Foto via Ansa 

l'intervento

L'allarme di Bonomi sul Pnrr: "Le riforme sono ferme"

Redazione

Il capo degli industriali: "Ci siamo smarriti. Serve una collaborazione con i privati. Abbiamo tanti progetti ma mi chiedo se abbiamo abbastanza imprese invogliate a eseguirli"

Una voce pesante. Per dire che sul Pnrr l'Italia ha un po' smarrito la rotta e ora si trova bloccata, incapace com'è suo solito di riformarsi in tempi rapidi. Almeno è questa la disamina offerta oggi al Corriere della sera dal presidente di Confindustria Carlo Bonomi, che ieri a Roma ha incontrato le omologhe associazioni confindustriali di Francia e Germania. Un vertice informale per cercare di tracciare un percorso comune, ora che le principali economie del continente ballano sul crinale di una possibile recessione.

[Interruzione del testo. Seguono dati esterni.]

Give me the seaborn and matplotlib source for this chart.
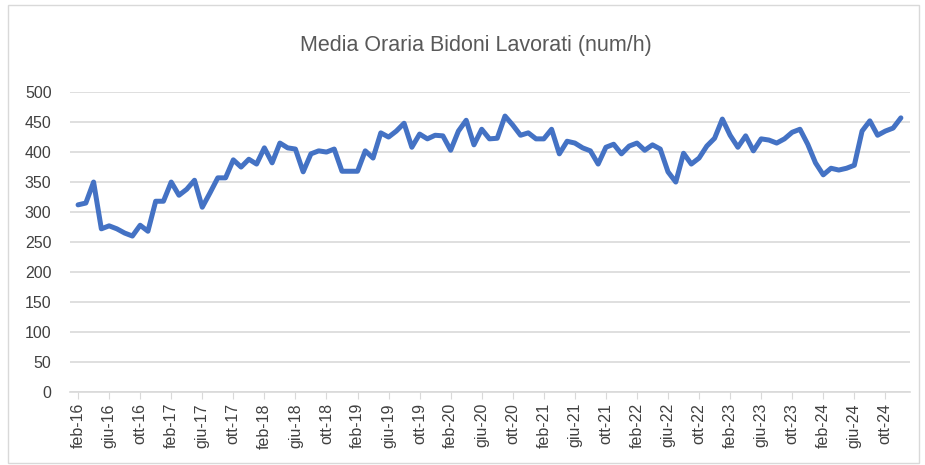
import pandas as pd
import numpy as np
import matplotlib.pyplot as plt
import seaborn as sns
from matplotlib.patches import Rectangle

# Monthly average, feb-2016 .. dic-2024
mesi = ['gen', 'feb', 'mar', 'apr', 'mag', 'giu', 'lug', 'ago', 'set', 'ott', 'nov', 'dic']
valori = [312, 315, 350, 272, 277, 272, 265, 260, 278, 268,
          318, 318, 350, 328, 338, 353, 308, 332, 357, 357,
          387, 375, 388, 380, 407, 382, 415, 407, 405, 367,
          397, 402, 400, 405, 368, 368, 368, 402, 390, 432,
          425, 435, 448, 408, 430, 422, 428, 427, 403, 435,
          453, 412, 438, 422, 423, 460, 445, 428, 432, 422,
          422, 438, 397, 418, 415, 407, 402, 380, 408, 413,
          397, 410, 415, 403, 412, 405, 367, 350, 398, 380,
          390, 410, 423, 455, 428, 408, 427, 402, 422, 420,
          415, 422, 433, 438, 413, 382, 362, 373, 370, 373,
          378, 435, 452, 428, 435, 440, 457]

date = pd.date_range('2016-02-01', periods=len(valori), freq='MS')
df = pd.DataFrame({'idx': np.arange(len(valori)), 'valore': valori})
etichette = [f"{mesi[d.month - 1]}-{d.strftime('%y')}" for d in date]

sns.set_style('white')
plt.rcParams['font.family'] = ['Liberation Sans', 'DejaVu Sans']

fig = plt.figure(figsize=(9.25, 4.65), dpi=100)
ax = fig.add_axes([0.076, 0.157, 0.908, 0.645])

sns.lineplot(data=df, x='idx', y='valore', ax=ax, color='#4472C4', linewidth=3.6)

ax.set_ylim(0, 500)
ax.set_yticks(range(0, 501, 50))
ax.set_xlim(-1.0, 107.2)
pos = list(range(0, len(valori), 4))
ax.set_xticks(pos)
ax.set_xticklabels([etichette[i] for i in pos], rotation=90)
ax.grid(axis='y', color='#d9d9d9', linewidth=1.2)
ax.set_axisbelow(True)
for s in ['top', 'right', 'left']:
    ax.spines[s].set_visible(False)
ax.spines['bottom'].set_color('#d9d9d9')
ax.spines['bottom'].set_linewidth(1.2)
ax.tick_params(axis='x', bottom=True, length=5, color='#d9d9d9', labelsize=11.5, labelcolor='#404040', pad=3)
ax.tick_params(axis='y', left=False, labelsize=11.5, labelcolor='#404040', pad=10)
ax.set_xlabel('')
ax.set_ylabel('')

fig.text(0.515, 0.903, 'Media Oraria Bidoni Lavorati (num/h)', ha='center', va='center',
         fontsize=15.5, color='#595959')
fig.patches.append(Rectangle((0.009, 0.005), 0.985, 0.985, transform=fig.transFigure,
                             fill=False, edgecolor='#d9d9d9', linewidth=1))

fig.savefig('out.png', dpi=100)
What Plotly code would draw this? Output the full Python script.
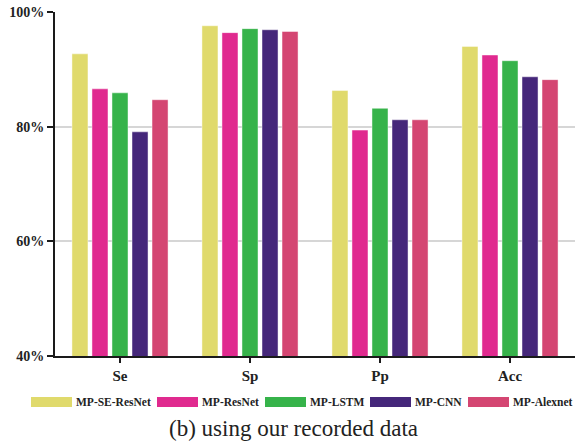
import plotly.graph_objects as go

categories = ["Se", "Sp", "Pp", "Acc"]
models = ["MP-SE-ResNet", "MP-ResNet", "MP-LSTM", "MP-CNN", "MP-Alexnet"]
se_resnet = [92.7, 97.6, 86.3, 94.0]
resnet = [86.6, 96.4, 79.4, 92.5]
lstm = [85.9, 97.1, 83.2, 91.5]
cnn = [79.1, 96.9, 81.2, 88.7]
alexnet = [84.7, 96.6, 81.2, 88.2]
series = [se_resnet, resnet, lstm, cnn, alexnet]
colors = ["#e0da6c", "#e02a8f", "#36b34a", "#45277a", "#d44672"]
y_ticks = [40, 60, 80, 100]
y_tick_text = ["40%", "60%", "80%", "100%"]
caption = "(b) using our recorded data"

fig = go.Figure()
for name, vals, col in zip(models, series, colors):
    fig.add_trace(go.Bar(
        x=categories, y=vals, name=name,
        marker=dict(color=col, line=dict(color="rgba(255,255,255,0.45)", width=1)),
        showlegend=False,
    ))

serif = "Liberation Serif"

fig.update_layout(
    width=581, height=443,
    margin=dict(l=55, r=6, t=12, b=87),
    plot_bgcolor="white", paper_bgcolor="white",
    barmode="group", bargap=0.23, bargroupgap=0.2,
    font=dict(family=serif, color="#222"),
)
fig.update_yaxes(
    range=[40, 100], tickmode="array", tickvals=y_ticks, ticktext=y_tick_text,
    showgrid=True, gridcolor="#d6d6d6", gridwidth=2,
    showline=True, linecolor="#1a1a1a", linewidth=2,
    ticks="outside", ticklen=6, tickwidth=2, tickcolor="#1a1a1a",
    tickfont=dict(family=serif, size=14, color="#222", weight="bold"),
    zeroline=False,
)
fig.update_xaxes(
    showline=True, linecolor="#1a1a1a", linewidth=2,
    ticks="outside", ticklen=5, tickwidth=2, tickcolor="#1a1a1a",
    tickfont=dict(family=serif, size=15, color="#222", weight="bold"),
)

# custom legend with wide swatches
sw_x = [31, 157, 265, 370, 468]
W, H = 581, 443
pl, pr, pt, pb = 55, 6, 12, 87
pw, ph = W - pl - pr, H - pt - pb
def px(x):
    return (x - pl) / pw
def py(y):
    return (H - pb - y) / ph
for xs, name, col in zip(sw_x, models, colors):
    fig.add_shape(type="rect", xref="paper", yref="paper",
                  x0=px(xs), x1=px(xs + 41), y0=py(407), y1=py(397),
                  fillcolor=col, line=dict(width=0))
    fig.add_annotation(xref="paper", yref="paper", x=px(xs + 43), y=py(402),
                       text=name, showarrow=False, xanchor="left", yanchor="middle",
                       font=dict(family=serif, size=11.5, color="#222", weight="bold"))

fig.add_annotation(xref="paper", yref="paper", x=px(293), y=py(428),
                   text=caption, showarrow=False, xanchor="center", yanchor="middle",
                   font=dict(family=serif, size=23, color="#222"))

fig.write_html("out.html")
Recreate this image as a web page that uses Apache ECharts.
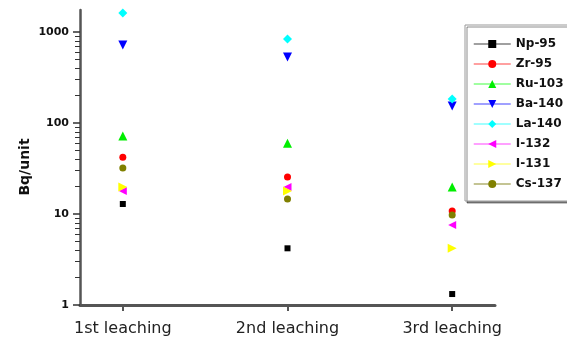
<!DOCTYPE html>
<html><head><meta charset="utf-8">
<script src="https://cdn.jsdelivr.net/npm/echarts@6/dist/echarts.min.js"></script>
<style>html,body{margin:0;padding:0;background:#fff}#c{width:567px;height:350px}</style>
</head><body><div id="c"></div>
<script>
const categories = ['1st leaching', '2nd leaching', '3rd leaching'];
const seriesNames = ['Np-95', 'Zr-95', 'Ru-103', 'Ba-140', 'La-140', 'I-132', 'I-131', 'Cs-137'];
const np95  = [12.9, 4.2, 1.32];
const zr95  = [42, 25.5, 10.8];
const ru103 = [72, 60, 19.8];
const ba140 = [720, 531, 154];
const la140 = [1620, 838, 184];
const i132  = [17.9, 19.8, 7.6];
const i131  = [19.8, 17.9, 4.2];
const cs137 = [32, 14.6, 9.75];
const yMajorTicks = [1, 10, 100, 1000];
const yMinorTicks = [2,3,4,5,6,7,8,9,20,30,40,50,60,70,80,90,200,300,400,500,600,700,800,900];

const values = [np95, zr95, ru103, ba140, la140, i132, i131, cs137];
const colors = ['#000000', '#ff0000', '#00ee00', '#0000ff', '#00ffff', '#ff00ff', '#ffff00', '#808000'];
const legendLine = ['#808080', '#ff8080', '#80ff80', '#8080ff', '#80ffff', '#ff80ff', '#ffff80', '#b0b070'];
const symbols = ['rect', 'circle', 'triangle', 'triangle', 'diamond', 'triangle', 'triangle', 'circle'];
const rotates = [0, 0, 0, 180, 0, 90, -90, 0];
const sizes = [6, 7, 9, 9, 9, 8, 9, 7];

const chart = echarts.init(document.getElementById('c'), null, {renderer: 'canvas'});
const series = seriesNames.map((n, i) => ({
  name: n,
  type: 'line',
  data: values[i].map((v, j) => [j, v]),
  symbol: symbols[i],
  symbolRotate: rotates[i],
  symbolSize: sizes[i],
  showSymbol: true,
  itemStyle: {color: colors[i]},
  lineStyle: {opacity: 0, width: 0},
  emphasis: {disabled: true},
  animation: false,
  z: 3
}));

chart.setOption({
  animation: false,
  grid: {left: 80, right: 72, top: 10, bottom: 45},
  legend: {
    left: 465, top: 25, orient: 'vertical',
    padding: [13, 40, 11, 8],
    itemWidth: 37, itemHeight: 10, itemGap: 8,
    backgroundColor: '#fff',
    borderColor: '#999', borderWidth: 1,
    shadowColor: 'rgba(0,0,0,0.45)', shadowOffsetX: 2, shadowOffsetY: 2, shadowBlur: 0,
    textStyle: {fontFamily: 'DejaVu Sans', fontWeight: 'bold', fontSize: 12, color: '#111'},
    data: seriesNames.map((n, i) => ({name: n, lineStyle: {color: legendLine[i], width: 1.5, opacity: 1}}))
  },
  xAxis: {
    type: 'value', min: -0.26, max: 2.26,
    axisLine: {onZero: false, lineStyle: {color: '#555', width: 3}},
    axisTick: {customValues: [0, 1, 2], length: 6, lineStyle: {color: '#555', width: 2}},
    axisLabel: {customValues: [0, 1, 2], formatter: v => categories[Math.round(v)],
      fontFamily: 'DejaVu Sans', fontSize: 16, color: '#222', margin: 16},
    splitLine: {show: false}
  },
  yAxis: [{
    type: 'log', min: 1, max: 1750, logBase: 10,
    axisLine: {show: true, onZero: false, lineStyle: {color: '#555', width: 2.5}},
    axisTick: {show: true, customValues: yMajorTicks, length: 7, lineStyle: {color: '#333', width: 1.5}},
    axisLabel: {customValues: yMajorTicks, formatter: v => String(v),
      fontFamily: 'DejaVu Sans', fontWeight: 'bold', fontSize: 11, color: '#111', margin: 11},
    splitLine: {show: false}
  }, {
    type: 'log', min: 1, max: 1750, logBase: 10, position: 'left',
    axisLine: {show: false, onZero: false},
    axisTick: {show: true, customValues: yMinorTicks, length: 5, lineStyle: {color: '#333', width: 1}},
    axisLabel: {show: false},
    splitLine: {show: false}
  }],
  graphic: [{
    type: 'text', x: 25, y: 167, rotation: Math.PI / 2,
    style: {text: 'Bq/unit', fontFamily: 'DejaVu Sans', fontWeight: 'bold', fontSize: 14,
      fill: '#111', align: 'center', verticalAlign: 'middle'}
  }],
  series: series
});
</script></body></html>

Bonomi non si avventura in un giudizio sulla legge di Bilancio, lo aveva già fatto nei giorni scorsi, ma coglie piuttosto l'occasione per ricordare come è dal Piano nazionale di ripresa e resilienza che passino molte delle opportunità che il paese non si può permettere di smarrire. E lo fa nelle stesse ore in cui gli emissari della Commissione europea si trovano in visita a Roma per vigilare sullo stato di avanzamento proprio del progetto che prevede l'erogazione di fondi europei. 

 

"Nello spirito iniziale il Pnrr doveva imprimere una spinta aggiuntiva a nuovi investimenti. Noi invece l’abbiamo soprattutto volto a finanziare opere già previste, perché ci difetta capacità di progettare e realizzare progetti nuovi in pochi anni. Il Pnrr doveva nascere e attuarsi sulla base di un partenariato fra pubblico e privato, ma se n’è visto poco: è quasi tutto nella sfera del pubblico", dice Bonomi. Secondo cui, in questa fase, "ci siamo smarriti". Questo anche perché "il Pnrr doveva risolvere i colli di bottiglia amministrativi e ordinamentali che il Paese soffre da decenni. Ma le riforme non si stanno facendo, questa è la realtà".

L'accusa non sembra rivolta al governo Meloni, in carica da poco più di un mese. Ma il capo di Confindustria fa esempi circostanziati sul perché e sul come in questi mesi si sia perso del tempo utile al proseguio dei lavori. "Il primo bando per la più grande opera, la diga foranea di Genova, è andato deserto per la questione dei costi. Al secondo una ditta ha vinto e l’altra concorrente ha fatto subito ricorso al tribunale amministrativo regionale. Dunque, tutto fermo. Abbiamo tanti progetti ma mi chiedo se abbiamo abbastanza imprese invogliate a eseguirli". E anche nella richiesta di evitare che la gestione venga completamente demandata ai comuni sembra echeggiare quella sensibilità presente in ampi strati della società: e cioé che la si smetta di traccheggiare e si imponga una nuova svolta al Next generation Eu.